Tuesday, July 22, 2008

Sarah Silverman—Just Say No!

Somewhere between There's Something About Mary and Family Guy, it happened.

My, oh my, it happened.

Shock humor. The very phrase sends an ice-cold shiver up my spine. Frightful flashes of cynical, "edgy" punchlines flood my mind—"they went there" moments, kind-hearted grannies "unexpectedly" cussing, semen on X, poop on Y, a penis caught in Z.

Ugh.


No—for the last time, no—it wasn't funny when you "went there." It wasn't daring, it wasn't witty, it wasn't provocative, and it sure as Hell wasn't courageous or cutting-edge.

Now, it's true I'd need all Vishnu's fingers to point out every offending purveyor of this moronic slurry, so lemme narrow my focus.

Sarah Silverman. Just Sarah Silverman—dynamite with a laser beam, Exhibit A: It's the nice Jewish girl with the potty mouth! Shame, shame! She's the one who farts and says racist things! Taboo, taboo! And what did she say about grandpa?
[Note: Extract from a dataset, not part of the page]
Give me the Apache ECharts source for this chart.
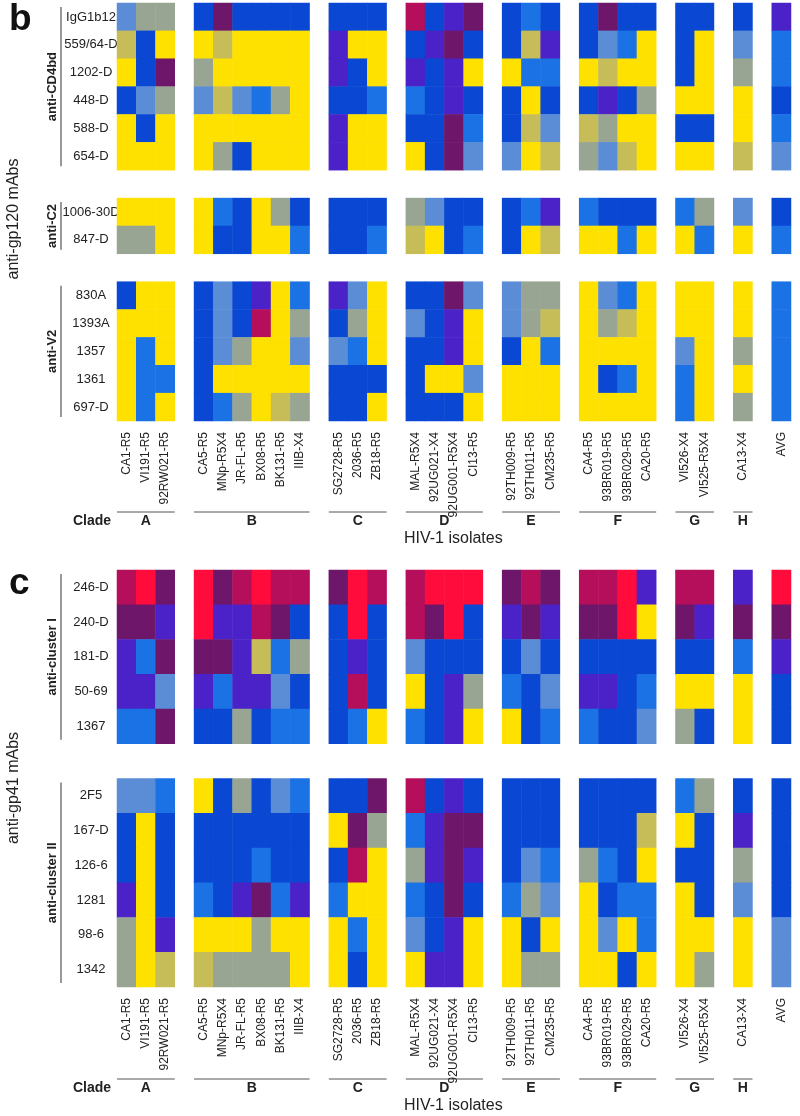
<!DOCTYPE html>
<html>
<head>
<meta charset="utf-8">
<script src="https://cdn.jsdelivr.net/npm/echarts@6/dist/echarts.min.js"></script>
<style>
html, body { margin: 0; padding: 0; background: #fff; }
#chart { width: 800px; height: 1116px; }
</style>
</head>
<body>
<div id="chart"></div>
<script>
// isolates, grouped by clade (last group is the average column)
var clades = ['A', 'B', 'C', 'D', 'E', 'F', 'G', 'H', ''];
var isolates = [
    ['CA1-R5', 'VI191-R5', '92RW021-R5'],
    ['CA5-R5', 'MNp-R5X4', 'JR-FL-R5', 'BX08-R5', 'BK131-R5', 'IIIB-X4'],
    ['SG2728-R5', '2036-R5', 'ZB18-R5'],
    ['MAL-R5X4', '92UG021-X4', '92UG001-R5X4', 'CI13-R5'],
    ['92TH009-R5', '92TH011-R5', 'CM235-R5'],
    ['CA4-R5', '93BR019-R5', '93BR029-R5', 'CA20-R5'],
    ['VI526-X4', 'VI525-R5X4'],
    ['CA13-X4'],
    ['AVG']
];

// neutralization level per cell: 0 = none (yellow) ... 9 = strongest (red)
var levelColors = ['#ffe100', '#c6bc58', '#98a592', '#5a8dd6', '#1a72e4',
                   '#0a47d2', '#4a22c8', '#6e176a', '#b50e5a', '#ff0c3c'];

// panel b : anti-gp120 mAbs
var cd4bdRows = ['IgG1b12', '559/64-D', '1202-D', '448-D', '588-D', '654-D'];
var cd4bdVals = [
    [3,2,2, 5,7,5,5,5,5, 5,5,5, 8,5,6,7, 5,4,5, 5,7,5,5, 5,5, 5, 6],
    [1,5,0, 0,1,0,0,0,0, 6,0,0, 5,6,7,5, 5,1,6, 5,3,4,0, 5,0, 3, 4],
    [0,5,7, 2,0,0,0,0,0, 6,5,0, 6,5,6,0, 0,4,4, 0,1,0,0, 5,0, 2, 4],
    [5,3,2, 3,1,3,4,2,0, 5,5,4, 4,5,6,5, 5,0,5, 5,6,5,2, 0,0, 0, 5],
    [0,5,0, 0,0,0,0,0,0, 6,0,0, 5,5,7,4, 5,1,3, 1,2,0,0, 5,5, 0, 4],
    [0,0,0, 0,2,5,0,0,0, 6,0,0, 0,5,7,3, 3,0,1, 2,3,1,0, 0,0, 1, 3]
];
var c2Rows = ['1006-30D', '847-D'];
var c2Vals = [
    [0,0,0, 0,4,5,0,2,5, 5,5,5, 2,3,5,5, 5,4,6, 4,5,5,5, 4,2, 3, 5],
    [2,2,0, 0,5,5,0,0,4, 5,5,4, 1,0,5,4, 5,0,1, 0,0,4,0, 0,4, 0, 4]
];
var v2Rows = ['830A', '1393A', '1357', '1361', '697-D'];
var v2Vals = [
    [5,0,0, 5,3,5,6,0,4, 6,3,0, 5,5,7,3, 3,2,2, 0,3,4,0, 0,0, 0, 4],
    [0,0,0, 5,3,5,8,0,2, 5,2,0, 3,5,6,0, 3,2,1, 0,2,1,0, 0,0, 0, 4],
    [0,4,0, 5,3,2,0,0,3, 3,4,0, 5,5,6,0, 5,0,4, 0,0,0,0, 3,0, 2, 4],
    [0,4,4, 5,0,0,0,0,0, 5,5,5, 5,0,0,3, 0,0,0, 0,5,4,0, 4,0, 0, 4],
    [0,4,0, 5,4,2,0,1,2, 5,5,0, 5,5,5,0, 0,0,0, 0,0,0,0, 4,0, 2, 4]
];

// panel c : anti-gp41 mAbs
var cl1Rows = ['246-D', '240-D', '181-D', '50-69', '1367'];
var cl1Vals = [
    [8,9,7, 9,7,8,9,8,8, 7,9,8, 8,9,9,9, 7,8,7, 8,8,9,6, 8,8, 6, 9],
    [7,7,6, 9,6,6,8,7,5, 5,9,5, 8,7,9,5, 6,7,6, 7,7,9,0, 7,6, 7, 7],
    [6,4,7, 7,7,6,1,4,2, 5,6,5, 3,5,5,5, 5,3,5, 5,5,5,5, 5,5, 4, 6],
    [6,6,3, 6,4,6,6,3,5, 5,8,5, 0,5,6,2, 4,5,3, 6,6,5,4, 0,0, 0, 5],
    [4,4,7, 5,5,2,5,4,4, 5,4,0, 4,5,6,0, 0,5,4, 4,5,5,3, 2,5, 0, 5]
];
var cl2Rows = ['2F5', '167-D', '126-6', '1281', '98-6', '1342'];
var cl2Vals = [
    [3,3,4, 0,5,2,5,3,4, 5,5,7, 8,5,6,5, 5,5,5, 5,5,5,5, 4,2, 5, 5],
    [5,0,5, 5,5,5,5,5,5, 0,7,2, 4,6,7,7, 5,5,5, 5,5,5,1, 0,5, 6, 5],
    [5,0,5, 5,5,5,4,5,5, 5,8,0, 2,6,7,6, 5,3,4, 2,4,5,0, 5,5, 2, 5],
    [6,0,5, 4,5,6,7,4,6, 4,0,0, 4,5,7,5, 4,2,3, 0,5,4,4, 0,5, 3, 5],
    [2,0,6, 0,0,0,2,0,0, 0,4,0, 3,5,6,0, 0,5,0, 0,3,0,4, 0,0, 0, 3],
    [2,0,1, 1,2,2,2,2,0, 0,5,0, 0,6,6,0, 0,2,2, 0,0,5,0, 0,2, 0, 3]
];

var FONT = '"Liberation Sans", Arial, sans-serif';

// x categories with a blank spacer between clades
var xCats = [];
var colPos = [];      // category index of each data column
var cladeSpan = [];   // first / last category index of each clade
isolates.forEach(function (grp, g) {
    if (g > 0) xCats.push('');
    var first = xCats.length;
    grp.forEach(function (name) {
        colPos.push(xCats.length);
        xCats.push(name);
    });
    cladeSpan.push([first, xCats.length - 1]);
});

// y categories with a blank spacer between antibody groups
function buildPanel(groups) {
    var cats = [], data = [], spans = [];
    groups.forEach(function (g, gi) {
        if (gi > 0) cats.push('');
        var first = cats.length;
        g.rows.forEach(function (name, r) {
            var y = cats.length;
            cats.push(name);
            g.vals[r].forEach(function (v, c) {
                data.push([colPos[c], y, v]);
            });
        });
        spans.push({ label: g.label, from: first, to: cats.length - 1 });
    });
    return { cats: cats, data: data, spans: spans };
}

var panelB = buildPanel([
    { label: 'anti-CD4bd', rows: cd4bdRows, vals: cd4bdVals },
    { label: 'anti-C2', rows: c2Rows, vals: c2Vals },
    { label: 'anti-V2', rows: v2Rows, vals: v2Vals }
]);
var panelC = buildPanel([
    { label: 'anti-cluster I', rows: cl1Rows, vals: cl1Vals },
    { label: 'anti-cluster II', rows: cl2Rows, vals: cl2Vals }
]);

function xAxisFor(i) {
    return {
        type: 'category', gridIndex: i, data: xCats,
        axisLine: { show: false }, axisTick: { show: false }, splitLine: { show: false },
        axisLabel: { rotate: 90, interval: 0, margin: 11, fontSize: 12, color: '#222', fontFamily: FONT }
    };
}
function yAxisFor(i, cats) {
    return {
        type: 'category', gridIndex: i, data: cats, inverse: true,
        axisLine: { show: false }, axisTick: { show: false }, splitLine: { show: false },
        axisLabel: { interval: 0, align: 'center', margin: 26, fontSize: 13, color: '#222', fontFamily: FONT }
    };
}

var myChart = echarts.init(document.getElementById('chart'));

var option = {
    backgroundColor: '#fff',
    animation: false,
    grid: [
        { left: 117, right: 9, top: 3, height: 418 },
        { left: 117, right: 9, top: 570, height: 417 }
    ],
    xAxis: [xAxisFor(0), xAxisFor(1)],
    yAxis: [yAxisFor(0, panelB.cats), yAxisFor(1, panelC.cats)],
    visualMap: {
        type: 'piecewise', show: false, dimension: 2, seriesIndex: [0, 1],
        pieces: levelColors.map(function (c, i) { return { value: i, color: c }; })
    },
    series: [
        { type: 'heatmap', xAxisIndex: 0, yAxisIndex: 0, data: panelB.data,
          itemStyle: { borderWidth: 0 }, emphasis: { disabled: true } },
        { type: 'heatmap', xAxisIndex: 1, yAxisIndex: 1, data: panelC.data,
          itemStyle: { borderWidth: 0 }, emphasis: { disabled: true } }
    ]
};
myChart.setOption(option);

// annotations placed from the axes' own pixel positions
function px(gi, x, y) {
    return myChart.convertToPixel({ xAxisIndex: gi, yAxisIndex: gi }, [x, y]);
}
var graphics = [];
function addPanelDecor(gi, panel, letter, letterY, title, titleY, cladeLineY) {
    var rowH = px(gi, 0, 1)[1] - px(gi, 0, 0)[1];
    var colW = px(gi, 1, 0)[0] - px(gi, 0, 0)[0];

    graphics.push({ type: 'text', x: 9, y: letterY,
        style: { text: letter, font: 'bold 37px ' + FONT, fill: '#111', textVerticalAlign: 'middle' } });

    graphics.push({ type: 'text', x: 14, y: titleY, rotation: Math.PI / 2,
        style: { text: title, font: '16px ' + FONT, fill: '#222', textAlign: 'center', textVerticalAlign: 'middle' } });

    panel.spans.forEach(function (s) {
        var y0 = px(gi, 0, s.from)[1] - rowH / 2 + 4;
        var y1 = px(gi, 0, s.to)[1] + rowH / 2 - 4;
        graphics.push({ type: 'line', shape: { x1: 61, y1: y0, x2: 61, y2: y1 },
            style: { stroke: '#777', lineWidth: 1.5 } });
        graphics.push({ type: 'text', x: 52, y: (y0 + y1) / 2, rotation: Math.PI / 2,
            style: { text: s.label, font: 'bold 13px ' + FONT, fill: '#222', textAlign: 'center', textVerticalAlign: 'middle' } });
    });

    graphics.push({ type: 'text', x: 92, y: cladeLineY + 9,
        style: { text: 'Clade', font: 'bold 14px ' + FONT, fill: '#222', textAlign: 'center', textVerticalAlign: 'middle' } });
    cladeSpan.forEach(function (sp, i) {
        if (!clades[i]) return;
        var xa = px(gi, sp[0], 0)[0] - colW / 2;
        var xb = px(gi, sp[1], 0)[0] + colW / 2;
        graphics.push({ type: 'line', shape: { x1: xa, y1: cladeLineY, x2: xb, y2: cladeLineY },
            style: { stroke: '#555', lineWidth: 1 } });
        graphics.push({ type: 'text', x: (xa + xb) / 2, y: cladeLineY + 9,
            style: { text: clades[i], font: 'bold 14px ' + FONT, fill: '#222', textAlign: 'center', textVerticalAlign: 'middle' } });
    });

    graphics.push({ type: 'text', x: 404, y: cladeLineY + 27,
        style: { text: 'HIV-1 isolates', font: '16px ' + FONT, fill: '#222', textVerticalAlign: 'middle' } });
}
addPanelDecor(0, panelB, 'b', 20, 'anti-gp120 mAbs', 219, 512);
addPanelDecor(1, panelC, 'c', 584, 'anti-gp41 mAbs', 788, 1079);

myChart.setOption({ graphic: graphics });
</script>
</body>
</html>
You gotta rewind that!

Argh.


It's times like these I know just what to do: When my soul's cut up and infected by incisive this and fecal that, I go and cleanse in the healing comedic waters of Groucho, Monty Python, or Mystery Science Theater 3000.

The perfect one-liner, a knight hitting blokes with a chicken, and jovial puppets reviewing deliciously bad movies—now that's comedy.